Sunday, December 30, 2012

One MacGuffin to rule them all...

Listen, I have a confession to make and it's not going to be easy for me to say. Ready? Here goes: I fell asleep during The Hobbit. I know, I know, I'm the worst.
I don't think I'm alone on this.
"Yoink."
-Bilbo, burgling the 
shit out of Gollum's ring
Look, in my defense I was really jet lagged and went to see a really late show. Oh, and there were like 15 trailers before it started and the movie was long. I mean really long. In fact, with a running time of just under 86 hours I think it's down right amazing that I only nodded off for a few minutes. Of course, those few minutes were during the Riddles in the Dark scene which is my favorite part of the book. If you're unfamiliar with the scene, it's the pivotal moment where our hero, Bilbo, heroically robs a deranged, fish-eating recluse living in a cave of his only worldly possession.

That worldly possession as you've probably guessed is the magic ring which Tolkien later retconned into the single most dangerous MacGuffin in Middle Earth which Frodo then spends three, three-hour movies trying to get rid of.
Clearly, Frodo has never heard of Craigslist.
Above: A battle scene from The
Hobbit
...or maybe Narnia, hell this
could be Avatar for all I know.
But anyway, the movie itself was a little bit of a let down. Don't get me wrong, I can deal with deviations from the book, it's just that all the extra stuff felt like Jackson was trying to stretch it out (which he is). There were half a dozen samey epic battle scenes which I'm pretty sure weren't in the book, Saruman drops by for a pow-wow, Kate Blanchett's there for some reason and we spend like twenty minutes watching the birdshit-caked Radagast the Brown truck around on his bunny sled and somehow there're two more movies to go.

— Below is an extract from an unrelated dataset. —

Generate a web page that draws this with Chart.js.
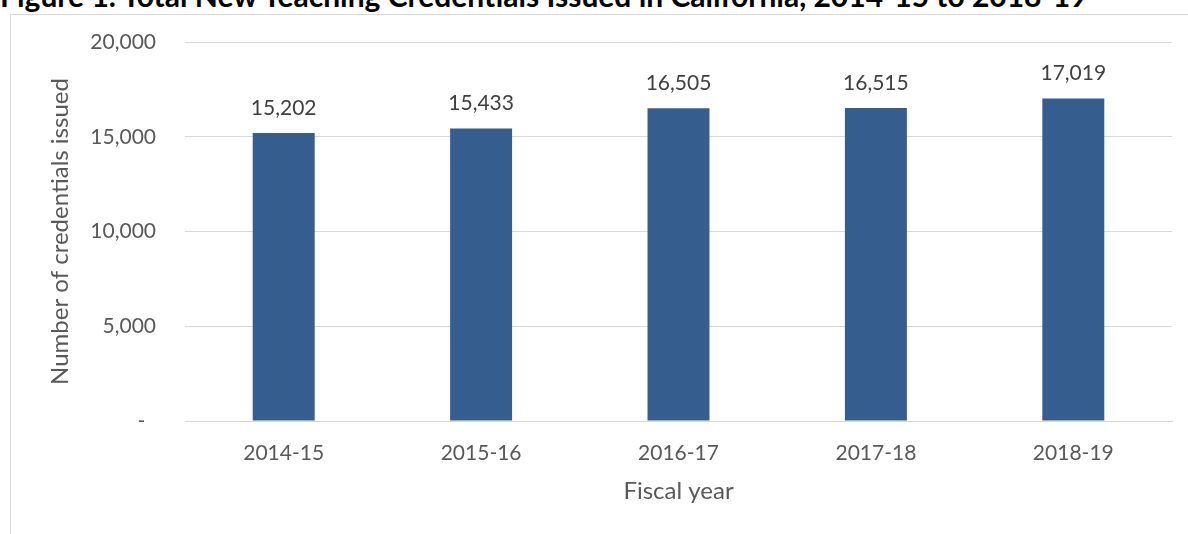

Look, I'll take all the Middle Eathiness I can get in DVD deleted scenes, but in the theater when I haven't slept I just want them to get to the bloody point. Yes, there's probably a really good movie buried under all the padding but holy shit. The only comfort I take is knowing that every sequel and prequel Peter Jackson can milk out of Tolkien's work is another few years of keeping New Zealand's economy afloat.
Like seriously, before these movies, all those sheep-herding kiwis had to
rely on for tourist dollars was the stunning natural beauty of their islands.